- [THE PROBLEM]:
In the records below, find the line that contains "Write a web" and the line that contains "const errData = (xs, ys, se)"; write out exactly those two lines and everything between them, without the pictures.

- [MATERIAL FOR THE TASK]:

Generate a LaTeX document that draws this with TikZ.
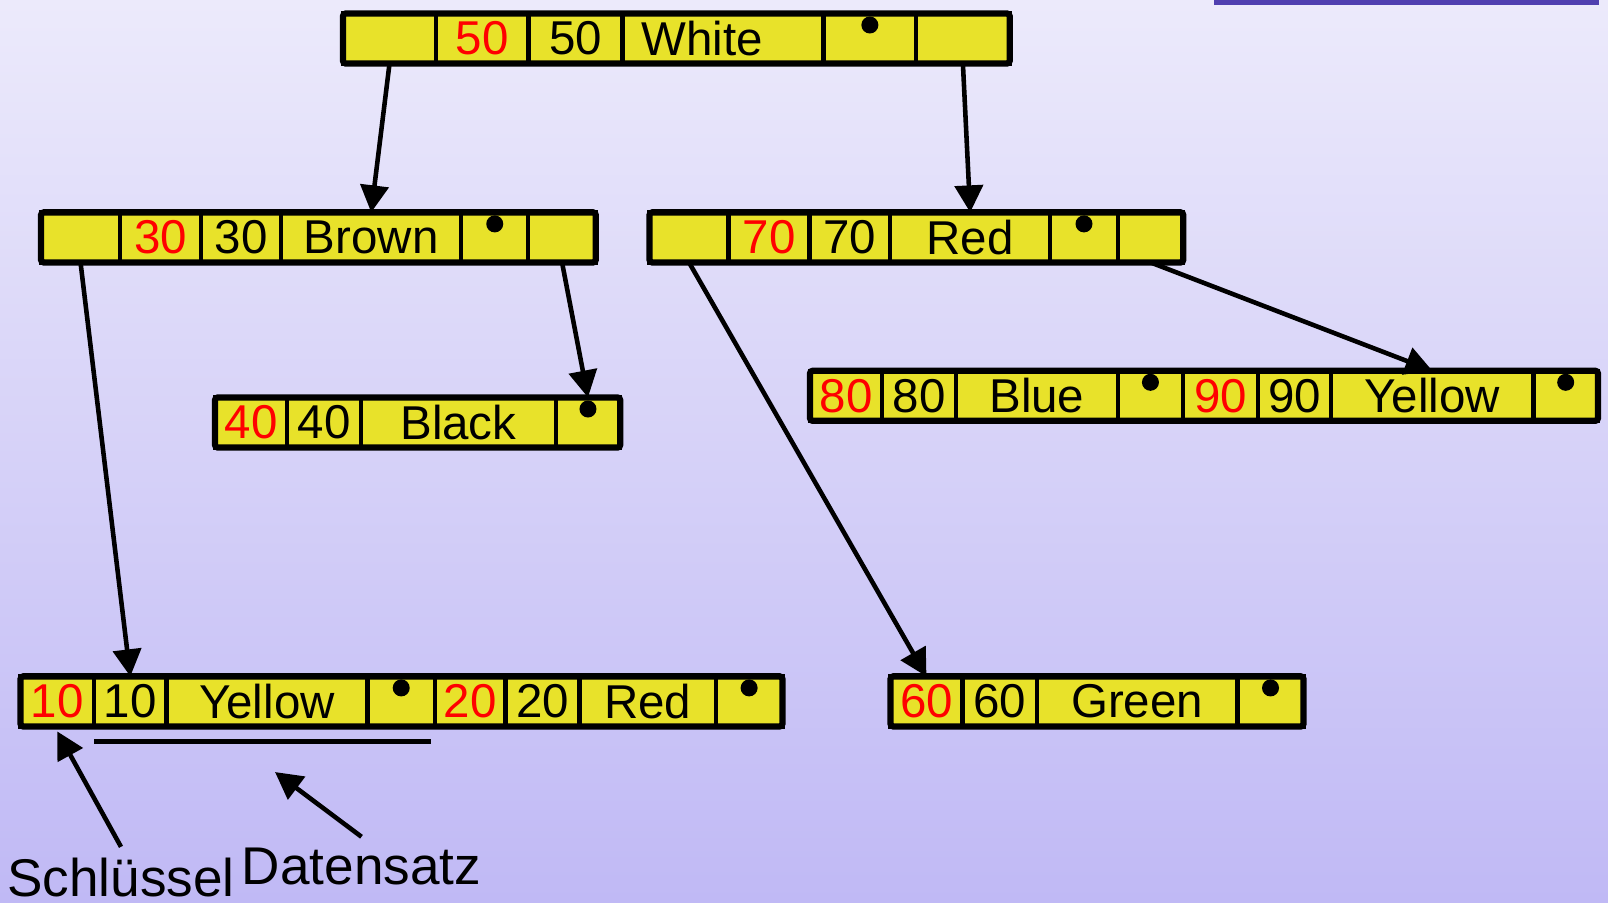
\documentclass[tikz,border=0pt]{standalone}
\usepackage{fontspec}
\setmainfont{Liberation Sans}
\usetikzlibrary{positioning, arrows.meta, calc}
\definecolor{cellyellow}{RGB}{232,226,42}
\definecolor{bgtop}{RGB}{236,234,251}
\definecolor{bgbot}{RGB}{192,185,245}
\definecolor{barpurple}{RGB}{80,64,176}

\begin{document}
\begin{tikzpicture}[x=0.01cm, y=-0.01cm,
    cell/.style={draw, fill=cellyellow, line width=1.2pt, minimum height=0.5cm, inner sep=0pt, outer sep=0pt, font=\fontsize{13.5}{16}\selectfont},
    key/.style={cell, text=red},
    frame/.style={draw, line width=1.8pt, rounded corners=0.8pt},
    ptr/.style={-{Triangle[length=0.27cm, width=0.28cm]}, line width=1.3pt},
    lbl/.style={font=\fontsize{15.1}{18}\selectfont, inner sep=0.04cm, anchor=base}]
        \shade[top color=bgtop, bottom color=bgbot] (0,0) rectangle (1608,902);
        \useasboundingbox (0,0) rectangle (1608,902);
        \fill[barpurple] (1214,0) rectangle (1599,5);

        \node[cell, anchor=west, minimum width=0.93cm] (l50) at (343,38.5) {};
        \node[key, right=0pt of l50, minimum width=0.923cm] (k50) {50};
        \node[cell, right=0pt of k50, minimum width=0.94cm] (v50) {50};
        \node[cell, right=0pt of v50, text width=1.63cm, inner xsep=0.19cm, align=left] (c50) {White};
        \node[cell, right=0pt of c50, minimum width=0.925cm] (e50) {};
        \node[cell, right=0pt of e50, minimum width=0.935cm] (r50) {};
        \draw[frame] (l50.north west) rectangle (r50.south east);

        \node[cell, anchor=west, minimum width=0.79cm] (l30) at (41,237.4) {};
        \node[key, right=0pt of l30, minimum width=0.81cm] (k30) {30};
        \node[cell, right=0pt of k30, minimum width=0.80cm] (v30) {30};
        \node[cell, right=0pt of v30, minimum width=1.80cm] (c30) {Brown};
        \node[cell, right=0pt of c30, minimum width=0.67cm] (e30) {};
        \node[cell, right=0pt of e30, minimum width=0.675cm] (r30) {};
        \draw[frame] (l30.north west) rectangle (r30.south east);

        \node[cell, anchor=west, minimum width=0.79cm] (l70) at (649.5,237.4) {};
        \node[key, right=0pt of l70, minimum width=0.81cm] (k70) {70};
        \node[cell, right=0pt of k70, minimum width=0.805cm] (v70) {70};
        \node[cell, right=0pt of v70, minimum width=1.60cm] (c70) {Red};
        \node[cell, right=0pt of c70, minimum width=0.675cm] (e70) {};
        \node[cell, right=0pt of e70, minimum width=0.655cm] (r70) {};
        \draw[frame] (l70.north west) rectangle (r70.south east);

        \node[key, anchor=west, minimum width=0.72cm] (k40) at (215,422.5) {40};
        \node[cell, right=0pt of k40, minimum width=0.74cm] (v40) {40};
        \node[cell, right=0pt of v40, minimum width=1.945cm] (c40) {Black};
        \node[cell, right=0pt of c40, minimum width=0.645cm] (e40) {};
        \draw[frame] (k40.north west) rectangle (e40.south east);

        \node[key, anchor=west, minimum width=0.72cm] (k80) at (810,395.8) {80};
        \node[cell, right=0pt of k80, minimum width=0.74cm] (v80) {80};
        \node[cell, right=0pt of v80, minimum width=1.615cm] (c80) {Blue};
        \node[cell, right=0pt of c80, minimum width=0.655cm] (e80) {};
        \node[key, right=0pt of e80, minimum width=0.745cm] (k90) {90};
        \node[cell, right=0pt of k90, minimum width=0.735cm] (v90) {90};
        \node[cell, right=0pt of v90, minimum width=2.02cm] (c90) {Yellow};
        \node[cell, right=0pt of c90, minimum width=0.645cm] (e90) {};
        \draw[frame] (k80.north west) rectangle (e90.south east);

        \node[key, anchor=west, minimum width=0.735cm] (k10) at (20.5,701.4) {10};
        \node[cell, right=0pt of k10, minimum width=0.725cm] (v10) {10};
        \node[cell, right=0pt of v10, minimum width=2.007cm] (c10) {Yellow};
        \node[cell, right=0pt of c10, minimum width=0.676cm] (e10) {};
        \node[key, right=0pt of e10, minimum width=0.705cm] (k20) {20};
        \node[cell, right=0pt of k20, minimum width=0.739cm] (v20) {20};
        \node[cell, right=0pt of v20, minimum width=1.362cm] (c20) {Red};
        \node[cell, right=0pt of c20, minimum width=0.666cm] (e20) {};
        \draw[frame] (k10.north west) rectangle (e20.south east);

        \node[key, anchor=west, minimum width=0.719cm] (k60) at (890.5,701.4) {60};
        \node[cell, right=0pt of k60, minimum width=0.744cm] (v60) {60};
        \node[cell, right=0pt of v60, minimum width=2.005cm] (c60) {Green};
        \node[cell, right=0pt of c60, minimum width=0.66cm] (e60) {};
        \draw[frame] (k60.north west) rectangle (e60.south east);

        \foreach \n in {e50, e30, e70, e40, e80, e90, e10, e20, e60}
            \fill ([yshift=0.135cm]\n.center) circle (0.085cm);

        \draw[ptr] (l50.south) -- (c30.north);
        \draw[ptr] (r50.south) -- (c70.north);
        \draw[ptr] (l30.south) -- (v10.north);
        \draw[ptr] (r30.south) -- (e40.north);
        \draw[ptr] (l70.south) -- (k60.north);
        \draw[ptr] (r70.south) -- (c90.north);

        \draw[line width=1.4pt] ([yshift=-0.15cm]v10.south west) -- ([yshift=-0.15cm, xshift=-0.04cm]e10.south east);
        \node[lbl] (schl) at (121,896) {Schlüssel};
        \node[lbl] (dsatz) at (361.5,884) {Datensatz};
        \coordinate (dtip) at (275,772);
        \draw[ptr] ([yshift=0.06cm]schl.north) -- ([yshift=-0.05cm]k10.south);
        \draw[ptr] ([yshift=0.06cm]dsatz.north) -- (dtip);
    \end{tikzpicture}
\end{document}
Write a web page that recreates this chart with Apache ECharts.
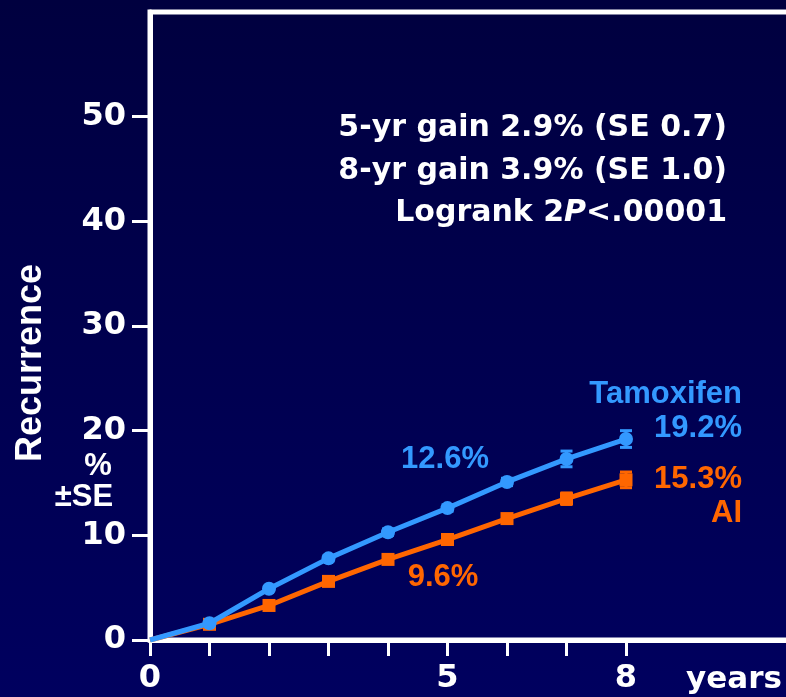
<!DOCTYPE html>
<html>
<head>
<meta charset="utf-8">
<script src="https://cdn.jsdelivr.net/npm/echarts@6/dist/echarts.min.js"></script>
<style>
  html, body { margin: 0; padding: 0; }
  #chart { width: 786px; height: 697px; }
</style>
</head>
<body>
<div id="chart"></div>
<script>
// Cumulative recurrence (%) by year of follow-up
const years = [0, 1, 2, 3, 4, 5, 6, 7, 8];
const tamoxifen = [0, 1.6, 4.9, 7.8, 10.3, 12.6, 15.1, 17.3, 19.2];
const tamoxifenSE = [0, 0.1, 0.2, 0.25, 0.3, 0.3, 0.35, 0.75, 0.8];
const ai = [0, 1.5, 3.3, 5.6, 7.7, 9.6, 11.6, 13.5, 15.3];
const aiSE = [0, 0.1, 0.15, 0.2, 0.25, 0.3, 0.35, 0.55, 0.75];

const yTicks = [0, 10, 20, 30, 40, 50];
const xTicks = [0, 1, 2, 3, 4, 5, 6, 7, 8];
const xLabels = [0, 5, 8];

const summaryLines = [
  '5-yr gain 2.9% (SE 0.7)',
  '8-yr gain 3.9% (SE 1.0)'
];

const BLUE = '#3399ff';
const ORANGE = '#ff6600';
const FONT = '"Liberation Sans", Arial, sans-serif';
const WIDE = '"DejaVu Sans", sans-serif';

const pct = v => v.toFixed(1) + '%';
const pairs = (xs, ys) => xs.map((x, i) => [x, ys[i]]);
const errData = (xs, ys, se) => xs.map((x, i) => [x, ys[i], se[i]]).filter(d => d[2] > 0);

function errorBar(color) {
  return function (params, api) {
    const x = api.value(0), y = api.value(1), se = api.value(2);
    const hi = api.coord([x, y + se]);
    const lo = api.coord([x, y - se]);
    const half = 6;
    const style = { stroke: color, lineWidth: 3 };
    return {
      type: 'group',
      children: [
        { type: 'line', shape: { x1: hi[0], y1: hi[1], x2: lo[0], y2: lo[1] }, style },
        { type: 'line', shape: { x1: hi[0] - half, y1: hi[1], x2: hi[0] + half, y2: hi[1] }, style },
        { type: 'line', shape: { x1: lo[0] - half, y1: lo[1], x2: lo[0] + half, y2: lo[1] }, style }
      ]
    };
  };
}

const txt = (text, x, y, opts) => ({
  type: 'text', x, y, z: 10,
  style: Object.assign({
    text, fill: '#fff', font: 'bold 30px ' + FONT,
    textAlign: 'right', textVerticalAlign: 'middle'
  }, opts || {})
});

const chart = echarts.init(document.getElementById('chart'));
chart.setOption({
  animation: false,
  backgroundColor: {
    type: 'linear', x: 0, y: 0, x2: 0, y2: 1,
    colorStops: [{ offset: 0, color: '#00003f' }, { offset: 1, color: '#00005f' }]
  },
  grid: {
    left: 150, top: 12, width: 654.5, height: 628,
    outerBoundsMode: 'none', containLabel: false,
    show: true, borderColor: '#ffffff', borderWidth: 5,
    backgroundColor: 'transparent'
  },
  xAxis: {
    type: 'value', min: 0, max: 11, interval: 1,
    axisLine: { show: true, onZero: false, lineStyle: { color: '#fff', width: 5 } },
    axisTick: { show: true, customValues: xTicks, length: 16, lineStyle: { color: '#fff', width: 3 } },
    axisLabel: {
      customValues: xLabels, color: '#fff', fontSize: 32, fontWeight: 'bold',
      fontFamily: WIDE, margin: 23
    },
    splitLine: { show: false }
  },
  yAxis: {
    type: 'value', min: 0, max: 60, interval: 10,
    axisLine: { show: true, lineStyle: { color: '#fff', width: 5 } },
    axisTick: { show: true, customValues: yTicks, length: 18, lineStyle: { color: '#fff', width: 3 } },
    axisLabel: {
      customValues: yTicks, color: '#fff', fontSize: 32, fontWeight: 'bold',
      fontFamily: WIDE, margin: 24
    },
    splitLine: { show: false }
  },
  series: [
    {
      name: 'AI err', type: 'custom', z: 2, silent: true,
      renderItem: errorBar(ORANGE), data: errData(years, ai, aiSE)
    },
    {
      name: 'Tamoxifen err', type: 'custom', z: 2, silent: true,
      renderItem: errorBar(BLUE), data: errData(years, tamoxifen, tamoxifenSE)
    },
    {
      name: 'AI', type: 'line', z: 3, data: pairs(years, ai),
      symbol: 'rect', symbolSize: (v) => (v[0] === 0 ? 0 : 13),
      showAllSymbol: true,
      lineStyle: { color: ORANGE, width: 5 },
      itemStyle: { color: ORANGE }
    },
    {
      name: 'Tamoxifen', type: 'line', z: 4, data: pairs(years, tamoxifen),
      symbol: 'circle', symbolSize: (v) => (v[0] === 0 ? 0 : 14),
      showAllSymbol: true,
      lineStyle: { color: BLUE, width: 5 },
      itemStyle: { color: BLUE }
    }
  ],
  graphic: [
    txt(summaryLines[0], 727, 128, { font: 'bold 30px ' + WIDE }),
    txt(summaryLines[1], 727, 171, { font: 'bold 30px ' + WIDE }),
    {
      type: 'text', x: 727, y: 213, z: 10,
      style: {
        text: '{n|Logrank 2}{i|P}{n|<.00001}',
        textAlign: 'right', textVerticalAlign: 'middle',
        rich: {
          n: { fill: '#fff', font: 'bold 30px ' + WIDE },
          i: { fill: '#fff', font: 'italic bold 30px ' + WIDE }
        }
      }
    },
    txt('Tamoxifen', 742, 394, { fill: BLUE, font: 'bold 31px ' + FONT }),
    txt(pct(tamoxifen[8]), 742, 428, { fill: BLUE, font: 'bold 31px ' + FONT }),
    txt(pct(ai[8]), 742, 479, { fill: ORANGE, font: 'bold 31px ' + FONT }),
    txt('AI', 742, 513, { fill: ORANGE, font: 'bold 31px ' + FONT }),
    txt(pct(tamoxifen[5]), 445, 459, { fill: BLUE, textAlign: 'center', font: 'bold 31px ' + FONT }),
    txt(pct(ai[5]), 443, 577, { fill: ORANGE, textAlign: 'center', font: 'bold 31px ' + FONT }),
    {
      type: 'text', x: 31, y: 363, rotation: Math.PI / 2, z: 10,
      style: {
        text: 'Recurrence', fill: '#fff', font: 'bold 36px ' + FONT,
        textAlign: 'center', textVerticalAlign: 'middle'
      }
    },
    txt('%', 98, 466, { textAlign: 'center', font: 'bold 31px ' + FONT }),
    txt('±SE', 84, 497, { textAlign: 'center', font: 'bold 31px ' + FONT }),
    txt('years', 782, 680, { font: 'bold 31px ' + WIDE })
  ]
});
</script>
</body>
</html>
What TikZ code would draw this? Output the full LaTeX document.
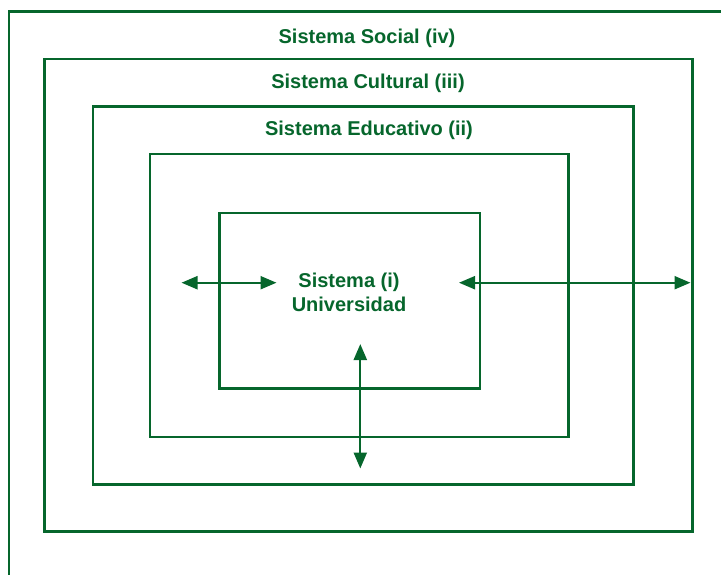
\documentclass[tikz,border=0pt]{standalone}
\usepackage{fontspec}
\setmainfont{Liberation Sans}
\usetikzlibrary{arrows.meta}
\definecolor{dg}{RGB}{6,102,44}
\tikzset{
  frame/.style={draw=dg, line width=2.4pt},
  lbl/.style={text=dg, font=\bfseries\fontsize{20}{24}\selectfont, align=center, inner sep=0pt},
  dblarrow/.style={draw=dg, line width=2.2pt, {Triangle[length=16pt,width=13pt]}-{Triangle[length=16pt,width=13pt]}}
}
\begin{document}
\begin{tikzpicture}[x=1pt,y=-1pt]
\useasboundingbox (0,0) rectangle (721,574);
\begin{scope}
\clip (0,0) rectangle (721,574);
\draw[frame] (8.7,11.3) rectangle (740,600);
\end{scope}
\draw[frame] (44.5,59) rectangle (692.3,531.5);
\draw[frame] (93,106.5) rectangle (633.3,484.5);
\draw[frame] (150,154) rectangle (568.5,437);
\draw[frame] (219.3,213) rectangle (480,388.5);
\node[lbl] (social) at (367,38) {Sistema Social (iv)};
\node[lbl] (cultural) at (368,83) {Sistema Cultural (iii)};
\node[lbl] (educ) at (369,130) {Sistema Educativo (ii)};
\node[lbl] (univ) at (349,292) {Sistema (i)\\Universidad};
\coordinate (l1) at (181.5,282.7);
\coordinate (l2) at (276.5,282.7);
\coordinate (r1) at (459,282.7);
\coordinate (r2) at (690.5,282.7);
\coordinate (v1) at (360.3,344);
\coordinate (v2) at (360.3,468.5);
\draw[dblarrow] (l1) -- (l2);
\draw[dblarrow] (r1) -- (r2);
\draw[dblarrow] (v1) -- (v2);
\end{tikzpicture}
\end{document}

- [ANSWER TO THE EXERCISE]:
Write a web page that recreates this chart with Apache ECharts.
<!DOCTYPE html>
<html>
<head>
<meta charset="utf-8">
<script src="https://cdn.jsdelivr.net/npm/echarts@6/dist/echarts.min.js"></script>
<style>
  html, body { margin: 0; padding: 0; }
  #chart { width: 786px; height: 697px; }
</style>
</head>
<body>
<div id="chart"></div>
<script>
// Cumulative recurrence (%) by year of follow-up
const years = [0, 1, 2, 3, 4, 5, 6, 7, 8];
const tamoxifen = [0, 1.6, 4.9, 7.8, 10.3, 12.6, 15.1, 17.3, 19.2];
const tamoxifenSE = [0, 0.1, 0.2, 0.25, 0.3, 0.3, 0.35, 0.75, 0.8];
const ai = [0, 1.5, 3.3, 5.6, 7.7, 9.6, 11.6, 13.5, 15.3];
const aiSE = [0, 0.1, 0.15, 0.2, 0.25, 0.3, 0.35, 0.55, 0.75];

const yTicks = [0, 10, 20, 30, 40, 50];
const xTicks = [0, 1, 2, 3, 4, 5, 6, 7, 8];
const xLabels = [0, 5, 8];

const summaryLines = [
  '5-yr gain 2.9% (SE 0.7)',
  '8-yr gain 3.9% (SE 1.0)'
];

const BLUE = '#3399ff';
const ORANGE = '#ff6600';
const FONT = '"Liberation Sans", Arial, sans-serif';
const WIDE = '"DejaVu Sans", sans-serif';

const pct = v => v.toFixed(1) + '%';
const pairs = (xs, ys) => xs.map((x, i) => [x, ys[i]]);
const errData = (xs, ys, se) => xs.map((x, i) => [x, ys[i], se[i]]).filter(d => d[2] > 0);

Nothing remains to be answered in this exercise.